Manakamana’s own spectacle of humans and animals in space—some perhaps contemplating eternity, others simply marveling at the landscape around the temple—lends itself to allegory. Are we watching something like the transmigration of souls? Manakamana has a certain resemblance to Standish Lawder’s 1970 Necrology, a fixed-camera structural film that used a telephoto lens to document stoical commuters on a crowded down-escalator at Grand Central Station and ran the film in reverse to suggest ascension into the afterlife. Unlike Necrology, Manakamana is airy, detailed, and filled with unexpected bits of business.
Manakamana’s eleven-minute takes exist somewhere on the continuum between the head-on subject-camera confrontation of Andy Warhol’s mid-1960s screen tests and the kitschy posed souvenir portraits people used to have taken at amusement parks; they are long enough, however, to document a specific situation. The movie not only captures the play of light and shadow but what might be called the play of consciousness. The subjects occasionally acknowledge the filmmakers, both of whom were evidently squeezed in along with their Bolex on the opposite side of the five-by-five foot gondola. Mainly, however, they experience their trip, commenting on the landscape and/or the cable car, which, built in 1998, is something of a novelty—eliminating the trek up the mountain that had been required for centuries, this motorized ascent embodies modern technology.

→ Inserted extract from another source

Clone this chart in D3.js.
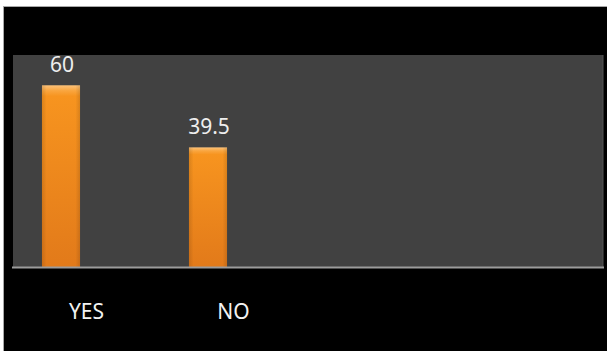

As the pilgrims consider the sights and sensations of the journey and the flux of their own, unknowable internal monologues, the viewer is free to observe their observations. Presenting Manakamana at last fall’s New York Film Festival, Spray called each episode “a whole ethnographic encounter in real time.” It might be more precise to say that this hypnotic and serene motion picture allows the viewer to experience what that thing “real time” really is.